The wonder of the Frequent Flier pass and status has gotten me bumped up on a number of Delta/NW/KLM/Continental flights recently due in part to the platinum elite status I gained from the travelling I did in the last few years primarilly the overseas trips in business-class I have made.
What is less pleasant is that today I take my last business-class trip as the company has cut all travel to coach status. Now I have a LOT of experience in coach, so this isn't like I am some average Iraqi who one day in 2003 goes from having a good job, nice home and savings to having my world turned on it's head but for a guy planning to travel to China in the next few months the thought of 14 hours squeezed between some American slob and some sezchuan smelling asian is not very appealing.
But for those who travel coach here are some small things that make travelling that way somewhat livable.
The extra 2" you get on a JetBlue flight vs that on an AirTran one makes it a coach seat you can actually sleep in.
Those airplane socks although stupid looking can make my feet look like NY Sausages ass opposed to Vienna Sausages
With the new regulations on the docket which limits carry-on bags, at least the future may actually allow for some overhead bin room.
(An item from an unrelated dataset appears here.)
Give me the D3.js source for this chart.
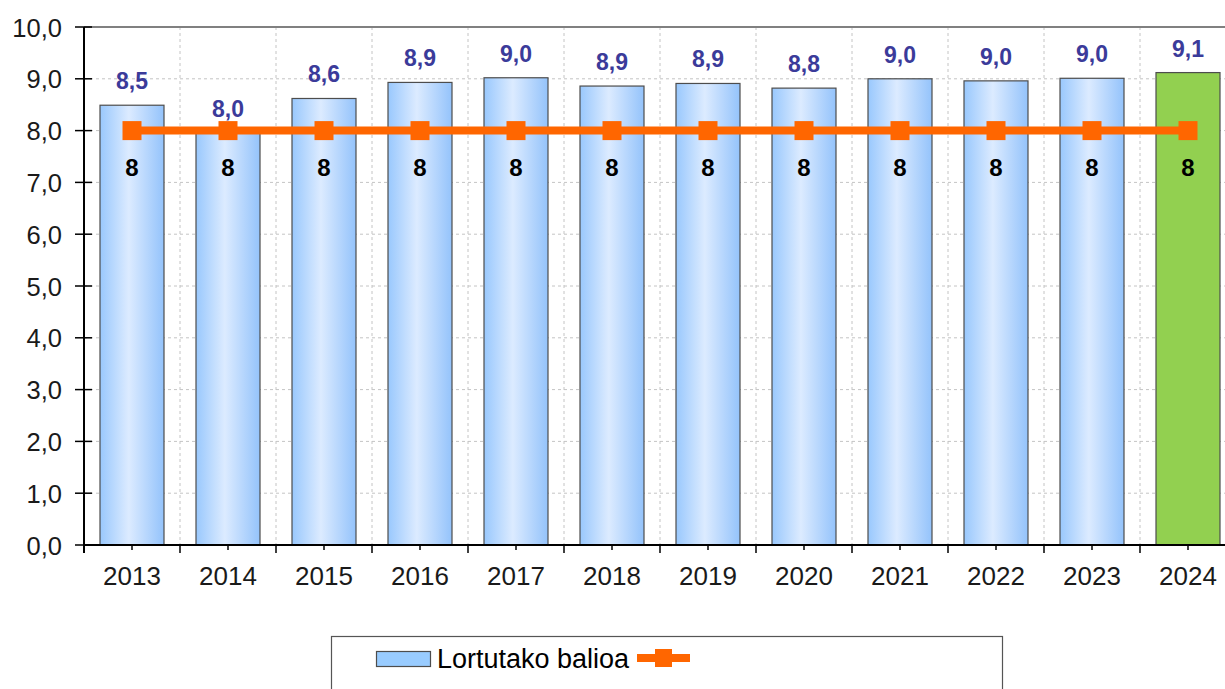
<!DOCTYPE html>
<html>
<head>
<meta charset="utf-8">
<script src="https://cdn.jsdelivr.net/npm/d3@7"></script>
<style>
  body { margin: 0; background: #fff; overflow: hidden; }
  svg { display: block; font-family: "Liberation Sans", Arial, sans-serif; }
</style>
</head>
<body>
<div id="chart"></div>
<script>
// Data
const years = ["2013", "2014", "2015", "2016", "2017", "2018", "2019", "2020", "2021", "2022", "2023", "2024"];
const achieved = [8.49, 7.96, 8.62, 8.93, 9.02, 8.86, 8.91, 8.82, 9.0, 8.96, 9.01, 9.12];
const target = [8, 8, 8, 8, 8, 8, 8, 8, 8, 8, 8, 8];
const yTicks = [0, 1, 2, 3, 4, 5, 6, 7, 8, 9, 10];
const legendLabel = "Lortutako balioa";

const width = 1225;
const height = 689;
const margin = { top: 27, left: 84 };
const plotW = 1152;
const plotH = 518;

const svg = d3.select("#chart")
    .append("svg")
    .attr("width", width)
    .attr("height", height);

// Bar gradient
const defs = svg.append("defs");
const grad = defs.append("linearGradient")
    .attr("id", "barGrad")
    .attr("x1", "0").attr("x2", "1").attr("y1", "0").attr("y2", "0");
grad.append("stop").attr("offset", "0%").attr("stop-color", "#99c8fd");
grad.append("stop").attr("offset", "45%").attr("stop-color", "#dcebff");
grad.append("stop").attr("offset", "100%").attr("stop-color", "#94c3fb");

const g = svg.append("g")
    .attr("transform", `translate(${margin.left}, ${margin.top})`);

// Scales
const x = d3.scaleBand()
    .domain(years)
    .range([0, plotW])
    .paddingInner(0)
    .paddingOuter(0);

const y = d3.scaleLinear()
    .domain([0, 10])
    .range([plotH, 0]);

const barW = 64;
const fmt = d => d3.format(".1f")(d).replace(".", ",");

// Gridlines
g.append("g")
    .selectAll("line")
    .data(yTicks.slice(1))
    .enter()
    .append("line")
    .attr("x1", 0)
    .attr("x2", plotW)
    .attr("y1", d => y(d))
    .attr("y2", d => y(d))
    .attr("stroke", "#c4c4c4")
    .attr("stroke-dasharray", "3,3");

g.append("g")
    .selectAll("line")
    .data(years.slice(1))
    .enter()
    .append("line")
    .attr("x1", d => x(d))
    .attr("x2", d => x(d))
    .attr("y1", 0)
    .attr("y2", plotH)
    .attr("stroke", "#c4c4c4")
    .attr("stroke-dasharray", "3,3");

// Top border of plot area
g.append("line")
    .attr("x1", 0).attr("x2", plotW)
    .attr("y1", 0).attr("y2", 0)
    .attr("stroke", "#808080")
    .attr("stroke-width", 2);

// Bars
g.selectAll("rect.bar")
    .data(achieved)
    .enter()
    .append("rect")
    .attr("class", "bar")
    .attr("x", (d, i) => x(years[i]) + (x.bandwidth() - barW) / 2)
    .attr("y", d => y(d))
    .attr("width", barW)
    .attr("height", d => plotH - y(d))
    .attr("fill", (d, i) => i === years.length - 1 ? "#92d050" : "url(#barGrad)")
    .attr("stroke", "#4d4d4d")
    .attr("stroke-width", 1.2);

// Axes
const yAxis = g.append("g")
    .call(d3.axisLeft(y).tickValues(yTicks).tickSize(0).tickFormat(fmt));
yAxis.select(".domain").remove();
yAxis.selectAll("text")
    .attr("x", -22)
    .attr("dy", "0.36em")
    .attr("font-size", 25.5)
    .attr("fill", "#1a1a1a")
    .attr("font-family", "Liberation Sans, Arial, sans-serif");

g.append("g")
    .selectAll("line")
    .data(yTicks)
    .enter()
    .append("line")
    .attr("x1", -9).attr("x2", 8)
    .attr("y1", d => y(d)).attr("y2", d => y(d))
    .attr("stroke", "#000")
    .attr("stroke-width", 1.5);

g.append("line")
    .attr("x1", 0).attr("x2", 0)
    .attr("y1", 0).attr("y2", plotH + 8)
    .attr("stroke", "#000")
    .attr("stroke-width", 2);

g.append("line")
    .attr("x1", 0).attr("x2", plotW)
    .attr("y1", plotH).attr("y2", plotH)
    .attr("stroke", "#000")
    .attr("stroke-width", 2);

// Major ticks at band edges, minor ticks at centres
g.append("g")
    .selectAll("line")
    .data(years.slice(1))
    .enter()
    .append("line")
    .attr("x1", d => x(d)).attr("x2", d => x(d))
    .attr("y1", plotH).attr("y2", plotH + 8)
    .attr("stroke", "#000")
    .attr("stroke-width", 1.5);

g.append("g")
    .selectAll("line")
    .data(years)
    .enter()
    .append("line")
    .attr("x1", d => x(d) + x.bandwidth() / 2).attr("x2", d => x(d) + x.bandwidth() / 2)
    .attr("y1", plotH).attr("y2", plotH + 5)
    .attr("stroke", "#000")
    .attr("stroke-width", 1.5);

const xAxis = g.append("g")
    .attr("transform", `translate(0, ${plotH})`)
    .call(d3.axisBottom(x).tickSize(0));
xAxis.select(".domain").remove();
xAxis.selectAll("text")
    .attr("y", 40)
    .attr("dy", 0)
    .attr("font-size", 26)
    .attr("fill", "#1a1a1a")
    .attr("font-family", "Liberation Sans, Arial, sans-serif");

// Bar value labels
g.selectAll("text.val")
    .data(achieved)
    .enter()
    .append("text")
    .attr("class", "val")
    .attr("x", (d, i) => x(years[i]) + x.bandwidth() / 2)
    .attr("y", d => y(d) - 16)
    .attr("text-anchor", "middle")
    .attr("font-size", 23)
    .attr("font-weight", "bold")
    .attr("fill", "#3b3b9a")
    .text(fmt);

// Target line
const line = d3.line()
    .x((d, i) => x(years[i]) + x.bandwidth() / 2)
    .y(d => y(d));

g.append("path")
    .datum(target)
    .attr("d", line)
    .attr("fill", "none")
    .attr("stroke", "#ff6600")
    .attr("stroke-width", 8);

const mk = 19;
g.selectAll("rect.mk")
    .data(target)
    .enter()
    .append("rect")
    .attr("class", "mk")
    .attr("x", (d, i) => x(years[i]) + x.bandwidth() / 2 - mk / 2)
    .attr("y", d => y(d) - mk / 2)
    .attr("width", mk)
    .attr("height", mk)
    .attr("fill", "#ff6600");

g.selectAll("text.tgt")
    .data(target)
    .enter()
    .append("text")
    .attr("class", "tgt")
    .attr("x", (d, i) => x(years[i]) + x.bandwidth() / 2)
    .attr("y", d => y(d) + 45)
    .attr("text-anchor", "middle")
    .attr("font-size", 24)
    .attr("font-weight", "bold")
    .attr("fill", "#000")
    .text(d => d);

// Legend
const legend = svg.append("g");
legend.append("rect")
    .attr("x", 331.5).attr("y", 636.5)
    .attr("width", 671).attr("height", 80)
    .attr("fill", "#fff")
    .attr("stroke", "#555")
    .attr("stroke-width", 1.2);
legend.append("rect")
    .attr("x", 376.5).attr("y", 651.5)
    .attr("width", 54).attr("height", 15)
    .attr("fill", "#99ccff")
    .attr("stroke", "#4d4d4d")
    .attr("stroke-width", 1.2);
legend.append("text")
    .attr("x", 437).attr("y", 668)
    .attr("font-size", 27)
    .attr("fill", "#000")
    .text(legendLabel);
legend.append("line")
    .attr("x1", 637).attr("x2", 690)
    .attr("y1", 658).attr("y2", 658)
    .attr("stroke", "#ff6600")
    .attr("stroke-width", 8);
legend.append("rect")
    .attr("x", 655).attr("y", 649)
    .attr("width", 17).attr("height", 18)
    .attr("fill", "#ff6600");
</script>
</body>
</html>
The problem that neither business-class or coach can fix is the airplane-crotch you get from sitting in the same clothes for 24 hours with your fat thighs squeezed tightly together by some seat-belt. For all the dry-air in an airplane, it doesn't translate to the crotch area where here is just too much heat, dampness and lack of open air. At some point they have to start introducing some kind of airplane shower on normal flights or at least I gotta paint my sack with baby-powder because I'm about thisclose to letting the boys air out right on the plane.